What good looks like

Pure inputs → asserted outputs, or real fixture → decoded result. Named for the behaviour (cooldown + human trigger resets eligibility, not classify works). Aimed at logic that can break: decisions, mappers, parsers, state machines, concurrency, shell-escaping. No mock unless a real boundary forces it. Copy from: errors/arbe-error.test.ts, core/pi/events.test.ts, cmd/src/parse.test.ts, dispatch/build-messages.test.ts, dispatch/selection.test.ts, apps/cli/src/task/task.test.ts (real fs + concurrent subprocesses), sandbox/src/daytona/decide-pi-outcome.test.ts.

Cut noise, not coverage

Fewer, sharper means shrinking restated scaffolding, not distinct behaviours. A long test file is usually thorough, not bloated — before you delete, check whether the length is repeated cases (keep them) or repeated fixture boilerplate (factor it). When the same envelope or setup is hand-rolled across cases, pull it into a small builder and keep each case’s asserted data inline, so the test still shows at a glance what input yields what output — chat-stream.test.ts collapsed ~17 projector cases this way without dropping one. Two traps: don’t hide the value under test inside the builder, and drop fixture fields no assertion reads — they’re noise that buries the one thing the case is about.

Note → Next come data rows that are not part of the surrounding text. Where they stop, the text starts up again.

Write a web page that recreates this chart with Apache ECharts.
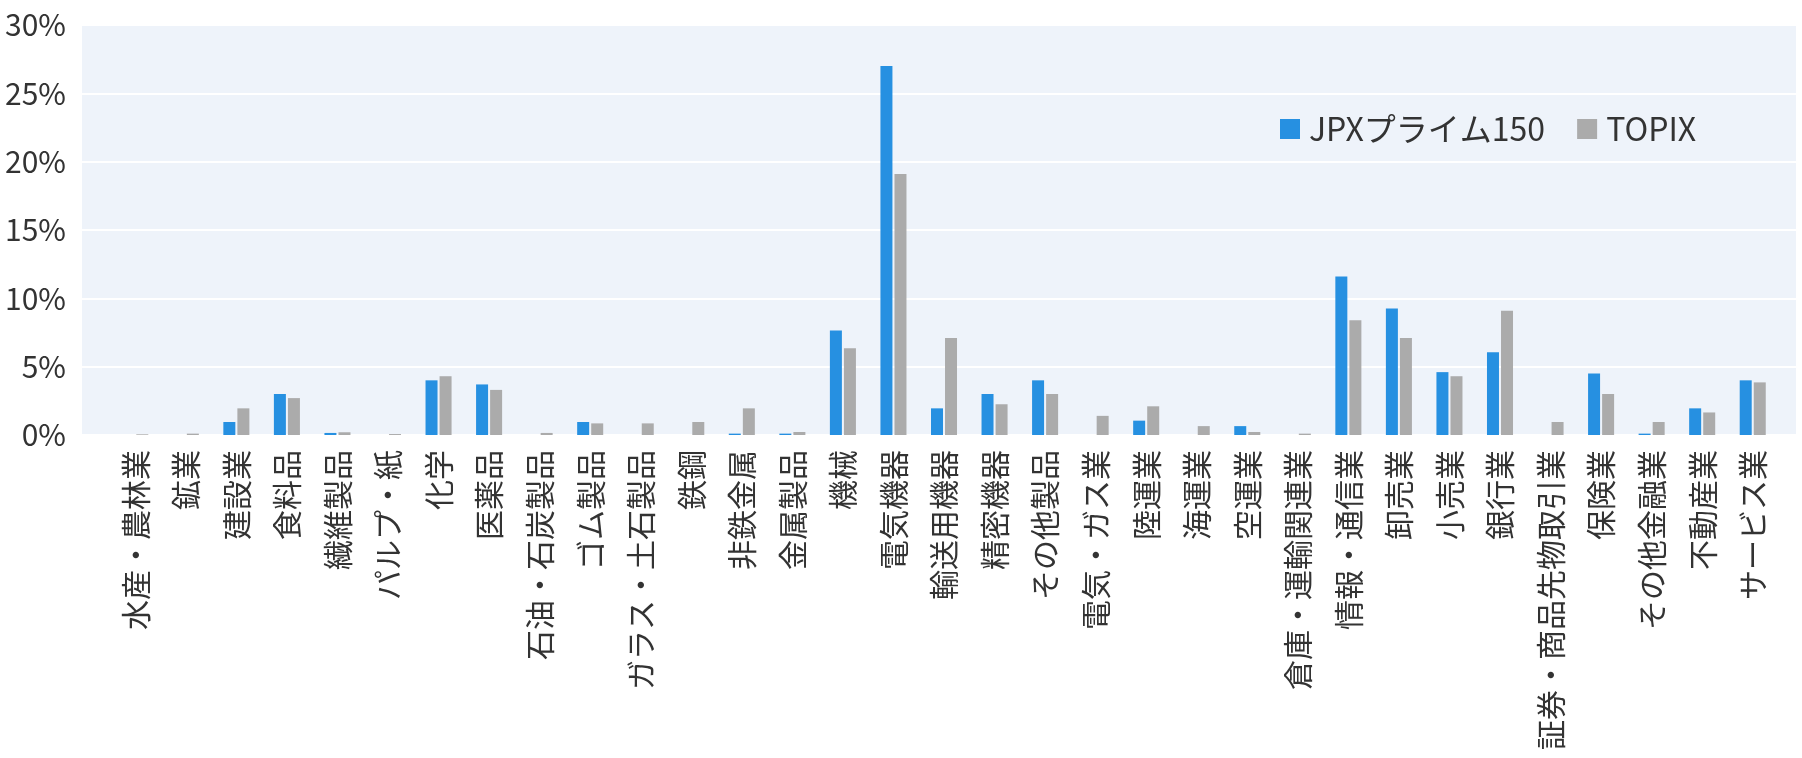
<!DOCTYPE html>
<html>
<head>
<meta charset="utf-8">
<script src="https://cdn.jsdelivr.net/npm/echarts@6/dist/echarts.min.js"></script>
<style>
html,body{margin:0;padding:0;background:#fff;}
#chart{width:1802px;height:758px;}
</style>
</head>
<body>
<div id="chart"></div>
<script>
const categories = [
  '水産・農林業','鉱業','建設業','食料品','繊維製品','パルプ・紙','化学','医薬品',
  '石油・石炭製品','ゴム製品','ガラス・土石製品','鉄鋼','非鉄金属','金属製品','機械','電気機器',
  '輸送用機器','精密機器','その他製品','電気・ガス業','陸運業','海運業','空運業','倉庫・運輸関連業',
  '情報・通信業','卸売業','小売業','銀行業','証券・商品先物取引業','保険業','その他金融業','不動産業','サービス業'
];
const jpxPrime150 = [
  0, 0, 0.95, 3.0, 0.15, 0, 4.0, 3.7,
  0, 0.95, 0, 0, 0.1, 0.1, 7.65, 27.0,
  1.95, 3.0, 4.0, 0, 1.05, 0, 0.65, 0,
  11.6, 9.25, 4.6, 6.05, 0, 4.5, 0.1, 1.95, 4.0
];
const topix = [
  0.05, 0.1, 1.95, 2.7, 0.2, 0.07, 4.3, 3.3,
  0.15, 0.85, 0.85, 0.95, 1.95, 0.22, 6.35, 19.1,
  7.1, 2.25, 3.0, 1.4, 2.1, 0.65, 0.22, 0.1,
  8.4, 7.1, 4.3, 9.1, 0.95, 3.0, 0.95, 1.65, 3.85
];
const seriesNames = ['JPXプライム150', 'TOPIX'];
const yTicks = { min: 0, max: 30, interval: 5 };

const FONT = '"Noto Sans CJK JP", "Noto Sans", sans-serif';
const chart = echarts.init(document.getElementById('chart'), null, { renderer: 'canvas' });
chart.setOption({
  animation: false,
  textStyle: { fontFamily: FONT, color: '#333333' },
  legend: {
    data: seriesNames,
    left: 1275,
    top: 108,
    itemWidth: 20,
    itemHeight: 20,
    itemGap: 32,
    icon: 'rect',
    textStyle: { fontSize: 32, color: '#333333', fontFamily: FONT, padding: [0, 0, 0, 4] }
  },
  grid: [
    { left: 82, right: 6, top: 25, bottom: 323, show: true, backgroundColor: '#EEF3FA', borderWidth: 0, containLabel: false },
    { left: 110, right: 24, top: 25, bottom: 323, containLabel: false }
  ],
  xAxis: [
    { gridIndex: 0, type: 'category', data: categories, show: false },
    {
      gridIndex: 1, type: 'category', data: categories,
      axisLine: { show: false }, axisTick: { show: false },
      axisLabel: { interval: 0, rotate: 90, fontSize: 30, color: '#333333', fontFamily: FONT, margin: 15 }
    }
  ],
  yAxis: [
    {
      gridIndex: 0, type: 'value', min: yTicks.min, max: yTicks.max, interval: yTicks.interval,
      axisLine: { show: false }, axisTick: { show: false },
      axisLabel: { formatter: '{value}%', fontSize: 30, color: '#333333', fontFamily: FONT, margin: 16 },
      splitLine: { show: true, lineStyle: { color: '#FFFFFF', width: 2 } }
    },
    {
      gridIndex: 1, type: 'value', min: yTicks.min, max: yTicks.max, interval: yTicks.interval,
      show: false, splitLine: { show: false }
    }
  ],
  series: [
    {
      name: seriesNames[0], type: 'bar', xAxisIndex: 1, yAxisIndex: 1,
      data: jpxPrime150, barWidth: 12, barGap: '17%',
      itemStyle: { color: '#2690E1' }
    },
    {
      name: seriesNames[1], type: 'bar', xAxisIndex: 1, yAxisIndex: 1,
      data: topix, barWidth: 12, barGap: '17%',
      itemStyle: { color: '#ABABAB' }
    }
  ]
});
</script>
</body>
</html>
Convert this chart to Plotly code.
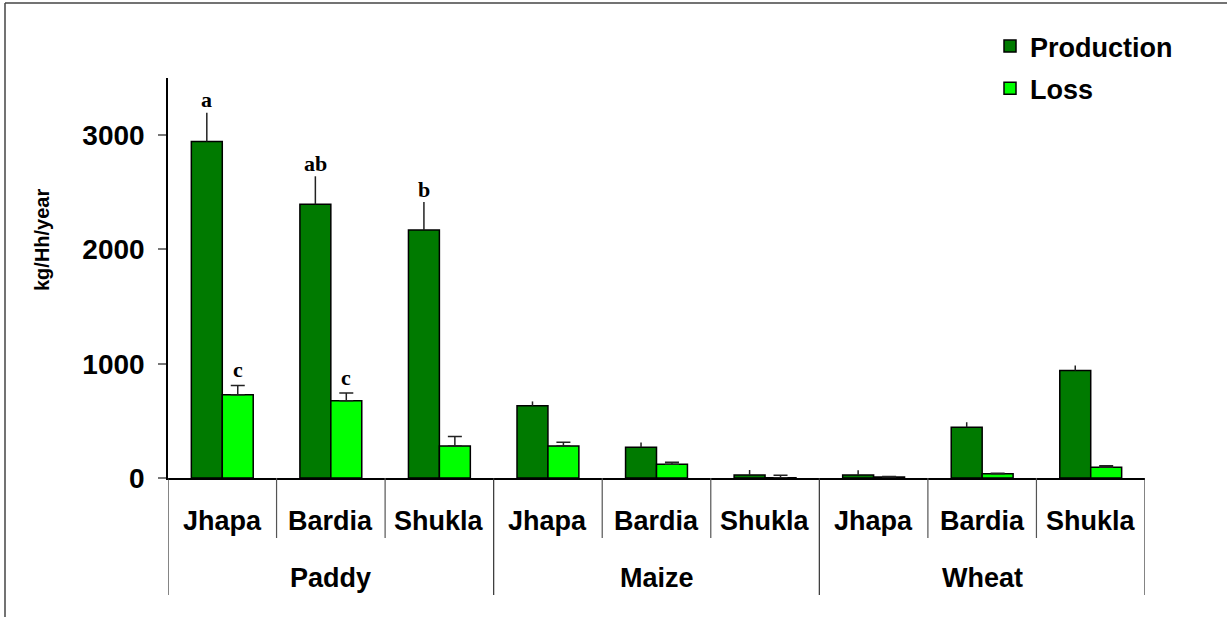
import plotly.graph_objects as go

# ---- data ----
groups = ["Paddy", "Maize", "Wheat"]
sites = ["Jhapa", "Bardia", "Shukla"]
production = [2945, 2395, 2170, 632, 269, 26, 26, 444, 941]
production_err = [250, 245, 245, 38, 41, 44, 41, 44, 44]
loss = [728, 675, 281, 281, 120, 3, 8, 38, 94]
loss_err = [82, 68, 82, 32, 18, 22, 6, 3, 14]
production_letters = ["a", "ab", "b", "", "", "", "", "", ""]
loss_letters = ["c", "c", "", "", "", "", "", "", ""]
y_ticks = [0, 1000, 2000, 3000]

# ---- layout constants ----
W, H = 1227, 617
L, R, T, B = 168, 82, 78, 139
plot_w = W - L - R
plot_h = H - T - B


def px_x(px):
    return (px - L) / plot_w


def px_y(py):
    return (H - B - py) / plot_h


cats = [f"{g}|{s}" for g in groups for s in sites]
n = len(cats)
bargap = 0.43
half = (1 - bargap) / 4  # centre offset of each bar in a pair

FONT = "Liberation Sans, Arial, sans-serif"
SERIF = "Liberation Serif, Times New Roman, serif"

fig = go.Figure()
fig.add_trace(go.Bar(
    x=cats, y=production, name="Production",
    marker=dict(color="#007A00", line=dict(color="black", width=1.5)),
    error_y=dict(type="data", symmetric=False, array=production_err,
                 arrayminus=[0] * n, color="#222222", thickness=1.5, width=0),
    legendgroup="p",
))
fig.add_trace(go.Bar(
    x=cats, y=loss, name="Loss",
    marker=dict(color="#00FF00", line=dict(color="black", width=1.5)),
    error_y=dict(type="data", symmetric=False, array=loss_err,
                 arrayminus=[0] * n, color="#222222", thickness=1.5, width=7),
    legendgroup="l",
))

annotations = []
# significance letters
for i in range(n):
    if production_letters[i]:
        annotations.append(dict(
            x=i - half, y=production[i] + production_err[i], xref="x", yref="y",
            text=production_letters[i], showarrow=False, yanchor="middle", yshift=13,
            font=dict(family=SERIF, size=22, color="black", weight="bold")))
    if loss_letters[i]:
        annotations.append(dict(
            x=i + half, y=loss[i] + loss_err[i], xref="x", yref="y",
            text=loss_letters[i], showarrow=False, yanchor="middle", yshift=16,
            font=dict(family=SERIF, size=22, color="black", weight="bold")))

# category labels
for i, c in enumerate(cats):
    annotations.append(dict(
        x=i, y=px_y(521), xref="x", yref="paper", text=c.split("|")[1],
        showarrow=False, yanchor="middle",
        font=dict(family=FONT, size=27, color="black", weight="bold")))
for gi, g in enumerate(groups):
    annotations.append(dict(
        x=gi * len(sites) + (len(sites) - 1) / 2, y=px_y(578), xref="x", yref="paper",
        text=g, showarrow=False, yanchor="middle",
        font=dict(family=FONT, size=27, color="black", weight="bold")))

# y-axis title
annotations.append(dict(
    x=px_x(42), y=px_y(240), xref="paper", yref="paper", text="kg/Hh/year",
    textangle=-90, showarrow=False, xanchor="center", yanchor="middle",
    font=dict(family=FONT, size=20, color="black", weight="bold")))

shapes = []
# divider lines under the x axis
for k in range(n + 1):
    xpos = k - 0.5
    long_line = (k % len(sites) == 0)
    shapes.append(dict(
        type="line", xref="x", yref="paper", x0=xpos, x1=xpos,
        y0=0, y1=px_y(595) if long_line else px_y(538),
        line=dict(color="#333333" if long_line else "#555555", width=1.2)))
# outer frame (top and left edges visible)
shapes.append(dict(type="line", xref="paper", yref="paper",
                   x0=px_x(5), x1=px_x(1227), y0=px_y(3), y1=px_y(3),
                   line=dict(color="#444444", width=1.5)))
shapes.append(dict(type="line", xref="paper", yref="paper",
                   x0=px_x(5), x1=px_x(5), y0=px_y(3), y1=px_y(617),
                   line=dict(color="#444444", width=1.5)))

fig.update_layout(
    width=W, height=H,
    margin=dict(l=L, r=R, t=T, b=B, autoexpand=False),
    paper_bgcolor="white", plot_bgcolor="white",
    barmode="group", bargap=bargap, bargroupgap=0,
    font=dict(family=FONT, color="black"),
    showlegend=True,
    legend=dict(x=px_x(990), y=px_y(22), xanchor="left", yanchor="top",
                bgcolor="rgba(0,0,0,0)", traceorder="grouped", tracegroupgap=4,
                font=dict(family=FONT, size=27, color="black", weight="bold")),
    xaxis=dict(type="category", range=[-0.5, n - 0.5], showticklabels=False,
               ticks="", showgrid=False, showline=True, linecolor="black",
               linewidth=1.5, zeroline=False, fixedrange=True),
    yaxis=dict(range=[0, 3500], tickvals=y_ticks, ticks="outside", ticklen=8,
               tickcolor="#777777", tickwidth=1.5, showgrid=False, showline=True,
               linecolor="black", linewidth=1.5, zeroline=False,
               ticklabelstandoff=8,
               tickfont=dict(family=FONT, size=28, color="black", weight="bold")),
    annotations=annotations,
    shapes=shapes,
)

fig.write_html("out.html",
               config={"displayModeBar": False},
               post_script="document.body.style.margin='0';document.body.style.overflow='hidden';")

Don’t backfill a test per function, and don’t delete a real behaviour to shorten a file. When in doubt, write the one that would have caught a real past bug; a regression test with a one-line note on what broke is gold.

Mechanics

  • bun run test (scope: bun run --filter '@arbe/core' test). Never bare bun test — it bypasses the package script.
  • Two runners, deliberately split by runtime: packages/* + apps/www on vitest (vi.mock), apps/cli on bun:test (mock). Match the runner already in the package — the boundary is the runtime, not preference. The CLI is a bun program to its core (Bun.spawn/Bun.file, import.meta.dir, and import … with { type: 'file' } asset-embedding for the compiled binary); bun:test runs that natively with zero config, vitest can’t without a vite asset plugin + Bun shim and still runs production bun code on a non-bun runtime. Evaluated and closed in arbe-883f.
  • Co-locate foo.test.ts next to foo.ts; shared fixtures in a __fixtures__ dir beside the tests that use them.